Texas is one of many states passing bills to keep their schools from indoctrinating students in “critical race theory,” a set of ideas holding that the United States was founded on racism and that all racial disparities and based in systemic racism.
Meanwhile, the New York Times is one of many media outlets trying to force it through with dishonest reporting suggesting bills to stop such indoctrination are akin to whitewashing history and preventing teaching about slavery.
In Tuesday’s “Inside The Times” section, “A Legislature Takes On History,” the Times Giovanni Russonello talked to reporter Simon Romero. Together they lambasted Texas and other states with gross distortions of what the similar bills would accomplish.
It’s a follow-up to Romero’s May 21 front-page story. The online headline: “Texas Pushes to Obscure the State’s History of Slavery and Racism -- Texas is awash in bills aimed at fending off critical examinations of the state’s past.” No bias there!
Now, a flurry of proposed measures that could soon become law would promote even greater loyalty to Texas in the state’s classrooms and public spaces, as Republican lawmakers try to reframe Texas history lessons and play down references to slavery and anti-Mexican discrimination that are part of the state’s founding.
….they come as nearly a dozen other Republican-led states seek to ban or limit how the role of slavery and pervasive effects of racism can be taught.
Romero inched closer to the truth in the next paragraph:
….lawmakers in Louisiana, New Hampshire and Tennessee have introduced bills that would ban teaching about the enduring legacies of slavery and segregationist laws, or that any state or the country is inherently racist or sexist.

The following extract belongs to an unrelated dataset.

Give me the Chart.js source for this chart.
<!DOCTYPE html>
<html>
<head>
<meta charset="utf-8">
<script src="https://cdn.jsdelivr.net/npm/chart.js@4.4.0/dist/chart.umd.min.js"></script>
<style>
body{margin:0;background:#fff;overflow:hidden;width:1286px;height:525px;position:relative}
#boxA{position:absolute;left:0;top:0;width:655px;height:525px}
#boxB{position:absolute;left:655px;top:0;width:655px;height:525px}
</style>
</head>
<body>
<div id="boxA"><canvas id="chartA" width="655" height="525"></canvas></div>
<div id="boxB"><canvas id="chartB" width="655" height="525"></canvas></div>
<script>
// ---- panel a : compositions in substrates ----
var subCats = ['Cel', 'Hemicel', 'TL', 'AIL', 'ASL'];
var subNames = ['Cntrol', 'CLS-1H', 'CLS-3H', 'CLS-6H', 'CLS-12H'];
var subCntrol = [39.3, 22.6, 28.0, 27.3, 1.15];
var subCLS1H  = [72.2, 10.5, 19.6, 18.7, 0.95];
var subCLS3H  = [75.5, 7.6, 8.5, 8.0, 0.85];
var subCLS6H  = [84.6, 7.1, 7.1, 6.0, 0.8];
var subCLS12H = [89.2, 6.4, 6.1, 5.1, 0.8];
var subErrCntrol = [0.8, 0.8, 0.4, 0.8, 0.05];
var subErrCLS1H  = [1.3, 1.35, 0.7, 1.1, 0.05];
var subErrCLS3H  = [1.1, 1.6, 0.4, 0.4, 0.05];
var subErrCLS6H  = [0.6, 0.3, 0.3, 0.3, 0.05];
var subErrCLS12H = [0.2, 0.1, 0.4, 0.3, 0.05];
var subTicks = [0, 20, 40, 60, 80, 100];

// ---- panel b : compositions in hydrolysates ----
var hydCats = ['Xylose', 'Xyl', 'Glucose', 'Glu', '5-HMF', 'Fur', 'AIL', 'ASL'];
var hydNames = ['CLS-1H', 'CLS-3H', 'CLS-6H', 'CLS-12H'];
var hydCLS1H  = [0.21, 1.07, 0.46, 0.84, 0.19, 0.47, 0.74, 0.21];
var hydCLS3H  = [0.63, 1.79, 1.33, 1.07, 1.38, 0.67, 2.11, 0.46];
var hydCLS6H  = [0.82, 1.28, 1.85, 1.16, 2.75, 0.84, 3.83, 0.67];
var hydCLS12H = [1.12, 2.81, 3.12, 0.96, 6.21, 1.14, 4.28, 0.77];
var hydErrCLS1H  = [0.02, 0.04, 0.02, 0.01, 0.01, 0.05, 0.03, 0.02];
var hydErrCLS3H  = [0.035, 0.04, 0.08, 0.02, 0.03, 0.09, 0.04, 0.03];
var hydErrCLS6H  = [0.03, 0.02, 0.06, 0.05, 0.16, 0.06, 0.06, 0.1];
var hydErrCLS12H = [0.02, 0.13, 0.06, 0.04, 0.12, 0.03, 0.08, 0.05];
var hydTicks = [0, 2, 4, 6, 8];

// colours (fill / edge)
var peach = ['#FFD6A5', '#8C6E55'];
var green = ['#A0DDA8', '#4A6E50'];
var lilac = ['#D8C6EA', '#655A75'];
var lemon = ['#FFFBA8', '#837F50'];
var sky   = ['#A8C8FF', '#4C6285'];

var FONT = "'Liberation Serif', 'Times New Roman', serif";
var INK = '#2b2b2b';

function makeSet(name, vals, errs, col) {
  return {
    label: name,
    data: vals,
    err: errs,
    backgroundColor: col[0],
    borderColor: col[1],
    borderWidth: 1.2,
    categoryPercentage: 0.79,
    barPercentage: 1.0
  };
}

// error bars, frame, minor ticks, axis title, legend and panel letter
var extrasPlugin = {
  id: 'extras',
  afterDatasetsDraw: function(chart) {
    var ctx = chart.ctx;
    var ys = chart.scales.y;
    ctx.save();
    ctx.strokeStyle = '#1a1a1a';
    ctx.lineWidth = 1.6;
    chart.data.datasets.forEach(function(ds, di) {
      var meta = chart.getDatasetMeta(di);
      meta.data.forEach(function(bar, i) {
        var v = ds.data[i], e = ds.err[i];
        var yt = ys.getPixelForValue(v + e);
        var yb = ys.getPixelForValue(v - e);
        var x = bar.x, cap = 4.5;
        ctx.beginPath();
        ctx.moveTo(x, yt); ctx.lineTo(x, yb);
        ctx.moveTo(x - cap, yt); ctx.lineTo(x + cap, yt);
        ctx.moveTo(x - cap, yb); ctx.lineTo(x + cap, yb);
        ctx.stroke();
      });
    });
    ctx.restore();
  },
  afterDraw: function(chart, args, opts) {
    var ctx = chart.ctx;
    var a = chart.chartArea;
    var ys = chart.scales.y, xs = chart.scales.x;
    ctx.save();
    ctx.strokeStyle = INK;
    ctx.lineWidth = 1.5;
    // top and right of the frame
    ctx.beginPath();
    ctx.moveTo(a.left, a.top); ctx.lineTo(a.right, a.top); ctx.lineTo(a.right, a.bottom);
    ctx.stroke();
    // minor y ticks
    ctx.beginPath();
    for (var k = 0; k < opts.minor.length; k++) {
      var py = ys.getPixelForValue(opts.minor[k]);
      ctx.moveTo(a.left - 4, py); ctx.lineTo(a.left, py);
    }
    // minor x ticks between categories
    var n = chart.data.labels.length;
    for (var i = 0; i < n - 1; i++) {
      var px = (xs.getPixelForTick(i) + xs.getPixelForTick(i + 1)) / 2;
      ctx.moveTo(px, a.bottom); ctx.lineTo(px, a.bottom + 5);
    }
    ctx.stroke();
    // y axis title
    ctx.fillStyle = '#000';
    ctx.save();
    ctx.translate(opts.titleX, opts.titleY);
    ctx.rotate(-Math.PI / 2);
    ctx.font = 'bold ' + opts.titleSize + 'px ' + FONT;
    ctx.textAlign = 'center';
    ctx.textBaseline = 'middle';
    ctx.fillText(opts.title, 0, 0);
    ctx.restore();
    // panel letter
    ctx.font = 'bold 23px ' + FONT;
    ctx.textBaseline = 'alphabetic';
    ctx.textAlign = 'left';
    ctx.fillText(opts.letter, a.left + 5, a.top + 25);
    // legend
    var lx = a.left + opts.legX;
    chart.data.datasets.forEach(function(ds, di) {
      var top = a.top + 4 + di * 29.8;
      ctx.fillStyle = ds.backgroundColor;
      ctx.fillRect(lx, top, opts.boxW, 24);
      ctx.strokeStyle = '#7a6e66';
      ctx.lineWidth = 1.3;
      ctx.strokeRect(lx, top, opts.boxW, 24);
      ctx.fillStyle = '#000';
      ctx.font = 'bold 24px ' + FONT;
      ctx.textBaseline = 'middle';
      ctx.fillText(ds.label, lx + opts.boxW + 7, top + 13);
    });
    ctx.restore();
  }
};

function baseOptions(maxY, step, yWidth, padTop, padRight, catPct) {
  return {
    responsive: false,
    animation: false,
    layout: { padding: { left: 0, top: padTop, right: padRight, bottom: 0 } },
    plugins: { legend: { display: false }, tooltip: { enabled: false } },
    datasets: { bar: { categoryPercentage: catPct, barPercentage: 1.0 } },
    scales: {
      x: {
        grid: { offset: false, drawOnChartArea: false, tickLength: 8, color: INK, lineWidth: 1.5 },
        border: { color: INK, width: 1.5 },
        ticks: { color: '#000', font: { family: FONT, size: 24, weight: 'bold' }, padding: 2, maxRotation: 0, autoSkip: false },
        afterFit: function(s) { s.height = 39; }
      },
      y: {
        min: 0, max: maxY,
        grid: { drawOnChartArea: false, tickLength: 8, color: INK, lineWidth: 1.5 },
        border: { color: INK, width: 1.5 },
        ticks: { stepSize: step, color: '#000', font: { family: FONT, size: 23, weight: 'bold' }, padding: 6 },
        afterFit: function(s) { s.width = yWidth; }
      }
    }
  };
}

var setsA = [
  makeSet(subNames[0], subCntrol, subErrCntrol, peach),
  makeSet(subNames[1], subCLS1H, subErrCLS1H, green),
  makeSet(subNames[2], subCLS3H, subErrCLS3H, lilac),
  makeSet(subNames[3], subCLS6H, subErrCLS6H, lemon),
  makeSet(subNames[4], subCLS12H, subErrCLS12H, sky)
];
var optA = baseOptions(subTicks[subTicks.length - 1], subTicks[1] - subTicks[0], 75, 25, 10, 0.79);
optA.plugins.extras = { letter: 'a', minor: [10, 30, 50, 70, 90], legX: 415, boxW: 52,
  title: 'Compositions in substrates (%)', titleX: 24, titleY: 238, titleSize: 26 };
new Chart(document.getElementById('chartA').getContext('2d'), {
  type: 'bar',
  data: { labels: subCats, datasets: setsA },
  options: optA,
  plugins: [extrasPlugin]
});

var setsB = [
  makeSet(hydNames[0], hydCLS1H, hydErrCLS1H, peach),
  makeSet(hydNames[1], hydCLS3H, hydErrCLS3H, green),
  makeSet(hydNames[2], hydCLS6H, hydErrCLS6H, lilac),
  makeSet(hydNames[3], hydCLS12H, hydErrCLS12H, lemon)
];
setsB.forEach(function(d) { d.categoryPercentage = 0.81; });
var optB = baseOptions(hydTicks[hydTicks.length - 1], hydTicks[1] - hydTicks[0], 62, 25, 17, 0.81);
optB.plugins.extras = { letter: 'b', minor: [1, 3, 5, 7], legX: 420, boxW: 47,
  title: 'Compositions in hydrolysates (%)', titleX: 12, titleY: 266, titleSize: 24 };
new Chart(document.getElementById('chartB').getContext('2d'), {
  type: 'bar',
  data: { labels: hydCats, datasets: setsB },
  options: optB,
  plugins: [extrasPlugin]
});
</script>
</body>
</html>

The Texas bill would prohibit among other things, teaching that “An individual, by virtue of the individual's race or sex, bears responsibility for actions committed in the past by other members of the same race or sex.” (Bills and laws in Tennessee and other states bear very similar language.)
But the Texas history measures have alarmed educators, historians and activists who said they largely ignore the role of slavery and campaigns of anti-Mexican violence and would fail to educate a generation of students growing up in a state undergoing huge demographic shifts.
Despite the paper’s ravings about jingoism, the legislation doesn’t forbid teaching slavery.
On Tuesday, Russonello first painted Texas Republican Gov. Greg Abbott as a dangerous arch-conservative on unemployment benefits and the mask mandate before dishonestly spouting:
In a recent article, our national correspondent Simon Romero took a look at a different set of proposals making their way through the Texas Legislature that could shape the way future Texans see the world. Specifically, these bills seek to prevent the state’s grade-school students from learning about the role of racism and slavery in Texas’ history.
Romero exaggerated:
Various pieces of proposed legislation that have made it through the Texas House would promote an essentially jingoistic approach to teaching state history….Another bill would create an “1836 Project” promoting what it calls “patriotic education” about the state’s history….Historians I spoke with expressed a lot of concern that this measure could gloss over the history of slavery and campaigns of anti-Mexican violence in Texas.
Russonello fretted:
….Would it be accurate to say there’s a broader movement afoot nationwide among conservative legislators, aimed at preventing schoolchildren from learning about the role of racism in American history?
Romero readily agreed:
Absolutely. This is happening in Republican-controlled legislatures around the country. Lawmakers in states including Louisiana and New Hampshire have introduced similar bills that would essentially limit or even prohibit teaching about the legacies of slavery and segregationist policies that endure to this day.
Critical Race Theory opponent Christopher Rufo was scathing about the original article:
This is a USSR-level lie. None of the bills prohibit schools from teaching about slavery or racism; they prohibit schools from compelling students to believe in race essentialism, collective guilt, and racial superiority theory. The New York Times is utter propaganda.